I notice this thread is dominated by 
	

	
	
		
		

		
			





 and 
	

	
	
		
		

		
		
	


	




 members. I dread for the future if the youngsters don't care.


> @Mussels just disable the service?


 prolly a W10Home edition where the service policy options dont exist or dont stick. Typical for W on a laptop.


----------



## Dirtdog (Apr 26, 2021)

neatfeatguy said:


> I never could get ShutUp10 to work as it was suggested to work for disabling Windows 10 forced updates. Even with all update options disabled through ShutUp10, my daughter's laptop would constantly still do forced updates. It's not the updates that really bugged her (or me), it was the fact that the system would want to update when she was busying using the laptop (doing streaming for school or other tasks).....Windows 10 would just straight up not give a shit you were using the laptop and download and install updates.
> 
> I suppose it has irritated her so much she hasn't turned her laptop on for the past 6 months now. She just uses the old, slowly failing screeen, iPad instead of her laptop due to Windows 10 bullshit updates.



I had the same last night. I am genuinely fearful it is going to break my laptop, I can't believe both the laptop manufacturers and Microsoft thinks forcing unskippable BIOS updates is acceptable? 

I don't know how it works, but it becomes independent of the OS as well, I mean once Windows 10 downloads the update and you restart, there is then no way out of it. The process somehow begins before the OS even starts loading. And you get the chilling warnings not to interrupt the power or touch anything. Yes! It's dangerous isn't it? So why are you forcing it on me, HP and Windows? 

I'm not surprised ShutUp10 isn't a panacea then. I had my doubts it could be that simple. I haven't tried disabling the service manually as suggested by Mussels, but doesn't Windows usually end up quietly changing it back again regardless? Am I really supposed to treat Windows like a hostile opponent who I need to keep checking isn't about to act against my wishes? It certainly looks like it.


----------



## neatfeatguy (Apr 26, 2021)

Dirtdog said:


> I had the same last night. I am genuinely fearful it is going to break my laptop, I can't believe both the laptop manufacturers and Microsoft thinks forcing unskippable BIOS updates is acceptable?
> 
> I don't know how it works, but it becomes independent of the OS as well, I mean once Windows 10 downloads the update and you restart, there is then no way out of it. The process somehow begins before the OS even starts loading. And you get the chilling warnings not to interrupt the power or touch anything. Yes! It's dangerous isn't it? So why are you forcing it on me, HP and Windows?
> 
> I'm not surprised ShutUp10 isn't a panacea then. I had my doubts it could be that simple. I haven't tried disabling the service manually as suggested by Mussels, but doesn't Windows usually end up quietly changing it back again regardless? Am I really supposed to treat Windows like a hostile opponent who I need to keep checking isn't about to act against my wishes? It certainly looks like it.
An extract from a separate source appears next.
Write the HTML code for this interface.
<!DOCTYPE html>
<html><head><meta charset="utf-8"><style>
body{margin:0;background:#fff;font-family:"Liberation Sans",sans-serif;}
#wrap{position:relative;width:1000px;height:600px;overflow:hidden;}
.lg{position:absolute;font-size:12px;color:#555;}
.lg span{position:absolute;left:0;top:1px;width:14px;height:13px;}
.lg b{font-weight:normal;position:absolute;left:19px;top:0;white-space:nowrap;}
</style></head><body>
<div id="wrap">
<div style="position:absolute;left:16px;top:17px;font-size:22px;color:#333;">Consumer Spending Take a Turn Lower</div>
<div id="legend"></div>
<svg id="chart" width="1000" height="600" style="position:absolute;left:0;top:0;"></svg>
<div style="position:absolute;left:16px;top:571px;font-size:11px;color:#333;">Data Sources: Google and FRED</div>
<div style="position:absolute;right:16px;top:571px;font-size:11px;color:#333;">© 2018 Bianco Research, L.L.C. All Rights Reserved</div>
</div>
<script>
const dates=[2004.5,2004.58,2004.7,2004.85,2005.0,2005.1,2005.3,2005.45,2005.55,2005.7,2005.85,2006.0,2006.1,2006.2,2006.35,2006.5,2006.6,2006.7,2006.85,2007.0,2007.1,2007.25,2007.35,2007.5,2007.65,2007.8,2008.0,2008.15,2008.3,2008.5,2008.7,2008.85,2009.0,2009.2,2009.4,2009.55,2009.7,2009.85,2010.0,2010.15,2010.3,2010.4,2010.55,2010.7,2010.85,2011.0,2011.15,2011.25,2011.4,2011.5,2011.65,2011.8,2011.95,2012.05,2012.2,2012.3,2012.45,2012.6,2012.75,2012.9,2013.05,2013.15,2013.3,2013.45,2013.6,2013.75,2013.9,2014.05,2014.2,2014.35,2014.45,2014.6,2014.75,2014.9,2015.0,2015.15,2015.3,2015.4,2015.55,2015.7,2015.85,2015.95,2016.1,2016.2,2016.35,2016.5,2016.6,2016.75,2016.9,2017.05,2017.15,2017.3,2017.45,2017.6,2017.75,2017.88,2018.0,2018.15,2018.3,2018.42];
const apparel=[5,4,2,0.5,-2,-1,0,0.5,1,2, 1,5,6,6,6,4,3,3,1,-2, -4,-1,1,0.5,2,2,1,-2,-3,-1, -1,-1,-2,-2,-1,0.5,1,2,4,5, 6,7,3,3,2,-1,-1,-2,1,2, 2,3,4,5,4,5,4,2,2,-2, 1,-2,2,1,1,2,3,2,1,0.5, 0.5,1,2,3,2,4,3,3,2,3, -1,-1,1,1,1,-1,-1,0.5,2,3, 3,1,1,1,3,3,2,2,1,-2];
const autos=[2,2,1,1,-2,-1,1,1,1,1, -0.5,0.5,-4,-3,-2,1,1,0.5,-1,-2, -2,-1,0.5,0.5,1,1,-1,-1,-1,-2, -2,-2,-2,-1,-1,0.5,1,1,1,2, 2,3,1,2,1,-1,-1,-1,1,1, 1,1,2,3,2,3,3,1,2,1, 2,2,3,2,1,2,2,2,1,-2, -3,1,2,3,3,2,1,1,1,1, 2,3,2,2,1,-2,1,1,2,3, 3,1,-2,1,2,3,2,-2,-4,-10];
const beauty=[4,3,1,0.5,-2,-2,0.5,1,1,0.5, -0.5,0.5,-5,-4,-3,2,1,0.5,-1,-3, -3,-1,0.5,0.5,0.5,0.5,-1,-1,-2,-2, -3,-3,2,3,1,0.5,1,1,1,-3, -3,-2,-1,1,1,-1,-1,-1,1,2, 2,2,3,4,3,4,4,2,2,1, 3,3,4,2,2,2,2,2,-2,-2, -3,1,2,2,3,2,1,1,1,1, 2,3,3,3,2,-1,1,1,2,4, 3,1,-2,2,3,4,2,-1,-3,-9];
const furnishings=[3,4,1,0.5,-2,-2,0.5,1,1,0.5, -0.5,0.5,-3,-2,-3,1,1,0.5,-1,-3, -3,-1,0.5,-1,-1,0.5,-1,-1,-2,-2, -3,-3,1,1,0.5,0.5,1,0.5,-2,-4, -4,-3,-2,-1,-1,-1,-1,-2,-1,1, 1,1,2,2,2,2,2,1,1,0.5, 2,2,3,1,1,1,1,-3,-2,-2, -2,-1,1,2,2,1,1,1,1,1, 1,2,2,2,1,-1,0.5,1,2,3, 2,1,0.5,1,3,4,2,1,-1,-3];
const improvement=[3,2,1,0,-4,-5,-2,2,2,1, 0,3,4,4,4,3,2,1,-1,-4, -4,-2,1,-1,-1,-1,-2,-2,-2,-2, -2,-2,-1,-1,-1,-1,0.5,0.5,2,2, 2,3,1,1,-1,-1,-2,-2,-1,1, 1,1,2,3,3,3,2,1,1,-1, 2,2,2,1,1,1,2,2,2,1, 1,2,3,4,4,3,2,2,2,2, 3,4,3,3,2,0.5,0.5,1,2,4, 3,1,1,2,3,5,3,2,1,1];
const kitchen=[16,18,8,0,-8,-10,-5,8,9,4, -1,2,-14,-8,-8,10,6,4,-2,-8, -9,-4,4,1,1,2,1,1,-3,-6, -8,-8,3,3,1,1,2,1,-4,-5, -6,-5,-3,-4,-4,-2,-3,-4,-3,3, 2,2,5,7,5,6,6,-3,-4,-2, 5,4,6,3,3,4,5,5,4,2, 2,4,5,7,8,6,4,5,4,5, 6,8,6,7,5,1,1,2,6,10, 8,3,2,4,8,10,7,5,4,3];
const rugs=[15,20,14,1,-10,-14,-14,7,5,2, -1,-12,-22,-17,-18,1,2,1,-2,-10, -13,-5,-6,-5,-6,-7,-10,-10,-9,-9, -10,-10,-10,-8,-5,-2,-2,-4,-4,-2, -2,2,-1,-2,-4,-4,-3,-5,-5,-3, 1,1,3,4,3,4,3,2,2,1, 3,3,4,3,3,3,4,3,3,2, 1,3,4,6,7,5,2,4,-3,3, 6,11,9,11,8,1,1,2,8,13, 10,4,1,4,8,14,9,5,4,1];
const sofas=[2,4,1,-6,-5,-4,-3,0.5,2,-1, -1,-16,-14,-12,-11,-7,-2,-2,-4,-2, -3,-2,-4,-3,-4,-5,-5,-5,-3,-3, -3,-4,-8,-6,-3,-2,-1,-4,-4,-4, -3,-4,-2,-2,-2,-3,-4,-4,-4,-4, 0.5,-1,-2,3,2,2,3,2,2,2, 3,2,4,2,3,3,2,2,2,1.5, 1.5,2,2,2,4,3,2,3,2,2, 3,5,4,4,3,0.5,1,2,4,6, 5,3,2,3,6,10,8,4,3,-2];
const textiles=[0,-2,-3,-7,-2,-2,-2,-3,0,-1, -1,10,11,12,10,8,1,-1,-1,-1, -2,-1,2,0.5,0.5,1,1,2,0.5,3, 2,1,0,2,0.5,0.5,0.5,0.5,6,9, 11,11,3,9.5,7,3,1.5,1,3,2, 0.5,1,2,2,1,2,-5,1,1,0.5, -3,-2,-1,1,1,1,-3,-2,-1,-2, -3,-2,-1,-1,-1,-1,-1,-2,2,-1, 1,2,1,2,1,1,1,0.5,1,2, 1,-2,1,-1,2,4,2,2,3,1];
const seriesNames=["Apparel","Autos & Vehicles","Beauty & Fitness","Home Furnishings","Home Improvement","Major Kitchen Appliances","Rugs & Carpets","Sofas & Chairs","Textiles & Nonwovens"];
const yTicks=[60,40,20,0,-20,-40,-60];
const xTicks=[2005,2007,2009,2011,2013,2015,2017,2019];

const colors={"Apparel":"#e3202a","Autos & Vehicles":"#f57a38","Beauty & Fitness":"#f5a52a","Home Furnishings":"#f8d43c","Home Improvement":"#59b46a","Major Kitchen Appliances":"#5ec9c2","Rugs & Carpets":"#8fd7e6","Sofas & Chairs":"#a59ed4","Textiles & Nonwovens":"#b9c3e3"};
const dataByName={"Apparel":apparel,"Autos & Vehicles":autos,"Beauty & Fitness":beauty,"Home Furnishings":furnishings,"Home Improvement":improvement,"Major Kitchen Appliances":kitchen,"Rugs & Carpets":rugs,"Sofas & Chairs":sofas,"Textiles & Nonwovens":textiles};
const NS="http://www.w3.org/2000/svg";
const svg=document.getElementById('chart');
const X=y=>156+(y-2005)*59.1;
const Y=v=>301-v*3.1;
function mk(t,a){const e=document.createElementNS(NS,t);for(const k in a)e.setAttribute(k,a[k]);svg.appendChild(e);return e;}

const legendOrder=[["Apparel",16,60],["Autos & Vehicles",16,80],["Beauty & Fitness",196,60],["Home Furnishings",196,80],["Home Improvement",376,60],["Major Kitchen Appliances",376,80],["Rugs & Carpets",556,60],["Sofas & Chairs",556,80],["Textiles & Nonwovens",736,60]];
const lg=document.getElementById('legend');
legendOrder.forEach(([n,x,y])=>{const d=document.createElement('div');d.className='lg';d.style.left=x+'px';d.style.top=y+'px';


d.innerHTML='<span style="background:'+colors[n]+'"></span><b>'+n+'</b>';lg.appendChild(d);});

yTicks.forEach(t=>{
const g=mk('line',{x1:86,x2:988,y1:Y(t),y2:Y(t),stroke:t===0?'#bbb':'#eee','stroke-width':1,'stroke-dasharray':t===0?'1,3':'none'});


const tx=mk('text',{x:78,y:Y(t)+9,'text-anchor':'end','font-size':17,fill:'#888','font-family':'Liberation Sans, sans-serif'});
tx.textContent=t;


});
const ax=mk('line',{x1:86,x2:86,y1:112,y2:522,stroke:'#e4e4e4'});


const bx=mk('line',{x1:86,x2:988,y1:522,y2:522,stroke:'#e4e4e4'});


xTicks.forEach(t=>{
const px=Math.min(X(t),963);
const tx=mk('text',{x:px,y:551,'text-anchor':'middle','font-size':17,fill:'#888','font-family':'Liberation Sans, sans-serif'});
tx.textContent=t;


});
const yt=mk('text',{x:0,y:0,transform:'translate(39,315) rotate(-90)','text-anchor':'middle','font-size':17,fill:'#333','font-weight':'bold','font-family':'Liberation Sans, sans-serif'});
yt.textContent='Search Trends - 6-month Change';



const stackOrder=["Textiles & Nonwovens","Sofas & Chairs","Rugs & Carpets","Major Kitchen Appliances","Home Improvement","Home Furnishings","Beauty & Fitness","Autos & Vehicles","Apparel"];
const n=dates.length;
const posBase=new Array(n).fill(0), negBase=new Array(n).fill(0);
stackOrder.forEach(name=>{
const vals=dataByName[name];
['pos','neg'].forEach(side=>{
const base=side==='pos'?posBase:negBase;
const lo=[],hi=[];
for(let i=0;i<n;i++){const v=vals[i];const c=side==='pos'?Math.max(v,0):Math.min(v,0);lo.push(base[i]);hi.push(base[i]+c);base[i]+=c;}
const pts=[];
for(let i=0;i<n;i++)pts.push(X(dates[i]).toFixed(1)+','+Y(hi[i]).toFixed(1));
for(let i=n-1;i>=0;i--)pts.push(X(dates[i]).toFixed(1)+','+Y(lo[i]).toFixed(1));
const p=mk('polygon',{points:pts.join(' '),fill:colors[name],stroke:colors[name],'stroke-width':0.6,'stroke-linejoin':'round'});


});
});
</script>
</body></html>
I put Windows 10 Pro on my gaming computer. I then went through and disabled updates in the services and I believe one or two spots in the local group policies....my notes are at home so going off memory. I've had Win 10 Pro installed since January this year and have never once been asked to update or been forced to update.

The options to disable these things on Windows 10 Home are not there - that I'm aware of - like they are on the Pro version.


----------



## Dirtdog (Apr 26, 2021)

I just tried to disable the Windows Update service on my laptop and it did let me do it. Whether it will stick, I don't know yet. 

It still doesn't solve the problem of letting me update everything normally, _except for _drivers and BIOS though, rather than the blunt tool of disabling everything. Perhaps using a third party Windows update tool will allow me to do that.


----------



## Ahhzz (Apr 26, 2021)

Dirtdog said:


> I just tried to disable the Windows Update service on my laptop and it did let me do it. Whether it will stick, I don't know yet.
> 
> It still doesn't solve the problem of letting me update everything normally, _except for _drivers and BIOS though, rather than the blunt tool of disabling everything. Perhaps using a third party Windows update tool will allow me to do that.


I've done this for a few clients whose computers tend to break with Updates :
_To stop Windows from doing automatic driver updates, navigate to Control Panel > System & Security > System > Advanced System Settings > Hardware > Device Installation Settings. Then choose "No (your device might not work as expected)."_


----------



## lexluthermiester (Apr 26, 2021)

lemonadesoda said:


> prolly a W10Home edition where the service policy options dont exist or dont stick. Typical for W on a laptop.


Incorrect. The update service can be disabled on all versions of Windows 10.


----------



## Dirtdog (Apr 26, 2021)

Ahhzz said:


> I've done this for a few clients whose computers tend to break with Updates :
> _To stop Windows from doing automatic driver updates, navigate to Control Panel > System & Security > System > Advanced System Settings > Hardware > Device Installation Settings. Then choose "No (your device might not work as expected)."_



I had previously done this, after the first forced BIOS update, but it didn't stop the second one occurring. Maybe it should have but became re-enabled, I don't know. If you don't keep a close eye on Windows it seems anything can happen.


----------



## Ahhzz (Apr 26, 2021)

Dirtdog said:


> I had previously done this, after the first forced BIOS update, but it didn't stop the second one occurring. Maybe it should have but became re-enabled, I don't know. If you don't keep a close eye on Windows it seems anything can happen.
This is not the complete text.